§ Stated exercise:
Reproduce all the lines exactly as they stand, apart from the pictures.

========================

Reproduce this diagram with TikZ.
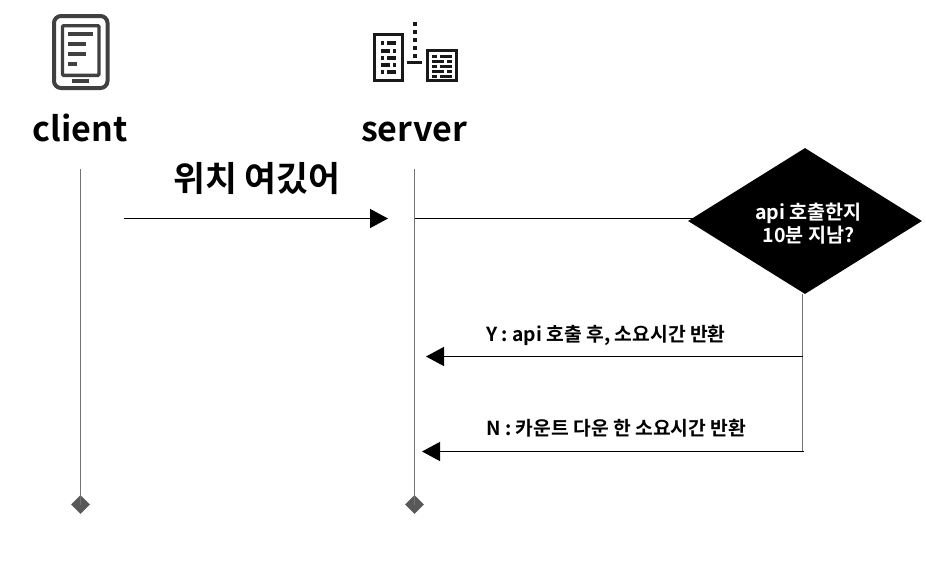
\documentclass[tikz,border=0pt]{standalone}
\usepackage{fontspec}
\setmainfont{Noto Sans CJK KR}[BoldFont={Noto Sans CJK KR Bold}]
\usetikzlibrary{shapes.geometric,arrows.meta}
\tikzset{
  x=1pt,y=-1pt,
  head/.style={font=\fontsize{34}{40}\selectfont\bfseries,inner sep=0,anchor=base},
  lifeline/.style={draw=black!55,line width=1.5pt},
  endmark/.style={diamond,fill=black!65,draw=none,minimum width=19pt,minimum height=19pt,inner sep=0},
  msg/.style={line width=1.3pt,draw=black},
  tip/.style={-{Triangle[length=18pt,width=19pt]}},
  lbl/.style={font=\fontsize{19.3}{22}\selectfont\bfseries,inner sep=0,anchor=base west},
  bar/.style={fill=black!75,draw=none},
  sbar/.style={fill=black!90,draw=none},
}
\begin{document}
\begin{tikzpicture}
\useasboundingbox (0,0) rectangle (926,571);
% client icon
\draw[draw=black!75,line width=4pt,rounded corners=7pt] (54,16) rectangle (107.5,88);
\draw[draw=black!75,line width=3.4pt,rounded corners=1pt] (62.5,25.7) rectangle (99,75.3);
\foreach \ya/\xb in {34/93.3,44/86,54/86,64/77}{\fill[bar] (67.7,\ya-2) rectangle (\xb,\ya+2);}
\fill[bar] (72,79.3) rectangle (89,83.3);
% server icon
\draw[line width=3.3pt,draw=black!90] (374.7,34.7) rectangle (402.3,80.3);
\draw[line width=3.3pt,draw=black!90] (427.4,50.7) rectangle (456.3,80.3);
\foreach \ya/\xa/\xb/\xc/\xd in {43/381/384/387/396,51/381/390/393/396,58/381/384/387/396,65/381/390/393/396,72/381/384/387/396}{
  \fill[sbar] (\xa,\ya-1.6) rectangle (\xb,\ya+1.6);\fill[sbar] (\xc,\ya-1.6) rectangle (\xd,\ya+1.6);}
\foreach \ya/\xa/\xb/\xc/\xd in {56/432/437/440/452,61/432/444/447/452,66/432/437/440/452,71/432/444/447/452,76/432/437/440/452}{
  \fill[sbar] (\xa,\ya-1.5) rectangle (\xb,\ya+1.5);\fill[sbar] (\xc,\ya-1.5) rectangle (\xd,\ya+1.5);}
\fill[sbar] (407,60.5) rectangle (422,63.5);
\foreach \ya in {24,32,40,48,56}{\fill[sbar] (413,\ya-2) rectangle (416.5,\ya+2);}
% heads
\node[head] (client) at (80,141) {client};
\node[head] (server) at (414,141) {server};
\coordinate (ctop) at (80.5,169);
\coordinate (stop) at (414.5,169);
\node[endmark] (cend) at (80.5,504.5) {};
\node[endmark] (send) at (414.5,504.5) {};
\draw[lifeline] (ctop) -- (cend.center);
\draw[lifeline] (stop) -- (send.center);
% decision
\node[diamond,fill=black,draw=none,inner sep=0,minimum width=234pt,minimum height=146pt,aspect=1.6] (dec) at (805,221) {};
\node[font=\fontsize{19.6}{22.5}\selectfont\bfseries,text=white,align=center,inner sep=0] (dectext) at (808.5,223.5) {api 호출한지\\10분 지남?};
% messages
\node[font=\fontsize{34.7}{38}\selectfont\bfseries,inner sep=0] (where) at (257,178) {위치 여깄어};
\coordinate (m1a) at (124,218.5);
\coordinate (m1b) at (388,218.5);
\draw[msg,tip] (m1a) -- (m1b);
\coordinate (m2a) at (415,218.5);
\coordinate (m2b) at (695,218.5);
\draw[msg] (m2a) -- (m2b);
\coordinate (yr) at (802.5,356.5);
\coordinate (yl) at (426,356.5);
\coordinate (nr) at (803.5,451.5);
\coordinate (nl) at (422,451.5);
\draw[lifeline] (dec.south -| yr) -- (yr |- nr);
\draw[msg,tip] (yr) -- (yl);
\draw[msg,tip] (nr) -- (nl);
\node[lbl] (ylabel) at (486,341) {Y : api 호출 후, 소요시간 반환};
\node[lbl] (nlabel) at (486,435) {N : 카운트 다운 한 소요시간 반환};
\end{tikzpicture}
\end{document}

========================

§ The result:
Reproduce this diagram with TikZ.
\documentclass[tikz,border=0pt]{standalone}
\usepackage{fontspec}
\setmainfont{Noto Sans CJK KR}[BoldFont={Noto Sans CJK KR Bold}]
\usetikzlibrary{shapes.geometric,arrows.meta}
\tikzset{
  x=1pt,y=-1pt,
  head/.style={font=\fontsize{34}{40}\selectfont\bfseries,inner sep=0,anchor=base},
  lifeline/.style={draw=black!55,line width=1.5pt},
  endmark/.style={diamond,fill=black!65,draw=none,minimum width=19pt,minimum height=19pt,inner sep=0},
  msg/.style={line width=1.3pt,draw=black},
  tip/.style={-{Triangle[length=18pt,width=19pt]}},
  lbl/.style={font=\fontsize{19.3}{22}\selectfont\bfseries,inner sep=0,anchor=base west},
  bar/.style={fill=black!75,draw=none},
  sbar/.style={fill=black!90,draw=none},
}
\begin{document}
\begin{tikzpicture}
\useasboundingbox (0,0) rectangle (926,571);
% client icon
\draw[draw=black!75,line width=4pt,rounded corners=7pt] (54,16) rectangle (107.5,88);
\draw[draw=black!75,line width=3.4pt,rounded corners=1pt] (62.5,25.7) rectangle (99,75.3);
\foreach \ya/\xb in {34/93.3,44/86,54/86,64/77}{\fill[bar] (67.7,\ya-2) rectangle (\xb,\ya+2);}
\fill[bar] (72,79.3) rectangle (89,83.3);
% server icon
\draw[line width=3.3pt,draw=black!90] (374.7,34.7) rectangle (402.3,80.3);
\draw[line width=3.3pt,draw=black!90] (427.4,50.7) rectangle (456.3,80.3);
\foreach \ya/\xa/\xb/\xc/\xd in {43/381/384/387/396,51/381/390/393/396,58/381/384/387/396,65/381/390/393/396,72/381/384/387/396}{
  \fill[sbar] (\xa,\ya-1.6) rectangle (\xb,\ya+1.6);\fill[sbar] (\xc,\ya-1.6) rectangle (\xd,\ya+1.6);}
\foreach \ya/\xa/\xb/\xc/\xd in {56/432/437/440/452,61/432/444/447/452,66/432/437/440/452,71/432/444/447/452,76/432/437/440/452}{
  \fill[sbar] (\xa,\ya-1.5) rectangle (\xb,\ya+1.5);\fill[sbar] (\xc,\ya-1.5) rectangle (\xd,\ya+1.5);}
\fill[sbar] (407,60.5) rectangle (422,63.5);
\foreach \ya in {24,32,40,48,56}{\fill[sbar] (413,\ya-2) rectangle (416.5,\ya+2);}
% heads
\node[head] (client) at (80,141) {client};
\node[head] (server) at (414,141) {server};
\coordinate (ctop) at (80.5,169);
\coordinate (stop) at (414.5,169);
\node[endmark] (cend) at (80.5,504.5) {};
\node[endmark] (send) at (414.5,504.5) {};
\draw[lifeline] (ctop) -- (cend.center);
\draw[lifeline] (stop) -- (send.center);
% decision
\node[diamond,fill=black,draw=none,inner sep=0,minimum width=234pt,minimum height=146pt,aspect=1.6] (dec) at (805,221) {};
\node[font=\fontsize{19.6}{22.5}\selectfont\bfseries,text=white,align=center,inner sep=0] (dectext) at (808.5,223.5) {api 호출한지\\10분 지남?};
% messages
\node[font=\fontsize{34.7}{38}\selectfont\bfseries,inner sep=0] (where) at (257,178) {위치 여깄어};
\coordinate (m1a) at (124,218.5);
\coordinate (m1b) at (388,218.5);
\draw[msg,tip] (m1a) -- (m1b);
\coordinate (m2a) at (415,218.5);
\coordinate (m2b) at (695,218.5);
\draw[msg] (m2a) -- (m2b);
\coordinate (yr) at (802.5,356.5);
\coordinate (yl) at (426,356.5);
\coordinate (nr) at (803.5,451.5);
\coordinate (nl) at (422,451.5);
\draw[lifeline] (dec.south -| yr) -- (yr |- nr);
\draw[msg,tip] (yr) -- (yl);
\draw[msg,tip] (nr) -- (nl);
\node[lbl] (ylabel) at (486,341) {Y : api 호출 후, 소요시간 반환};
\node[lbl] (nlabel) at (486,435) {N : 카운트 다운 한 소요시간 반환};
\end{tikzpicture}
\end{document}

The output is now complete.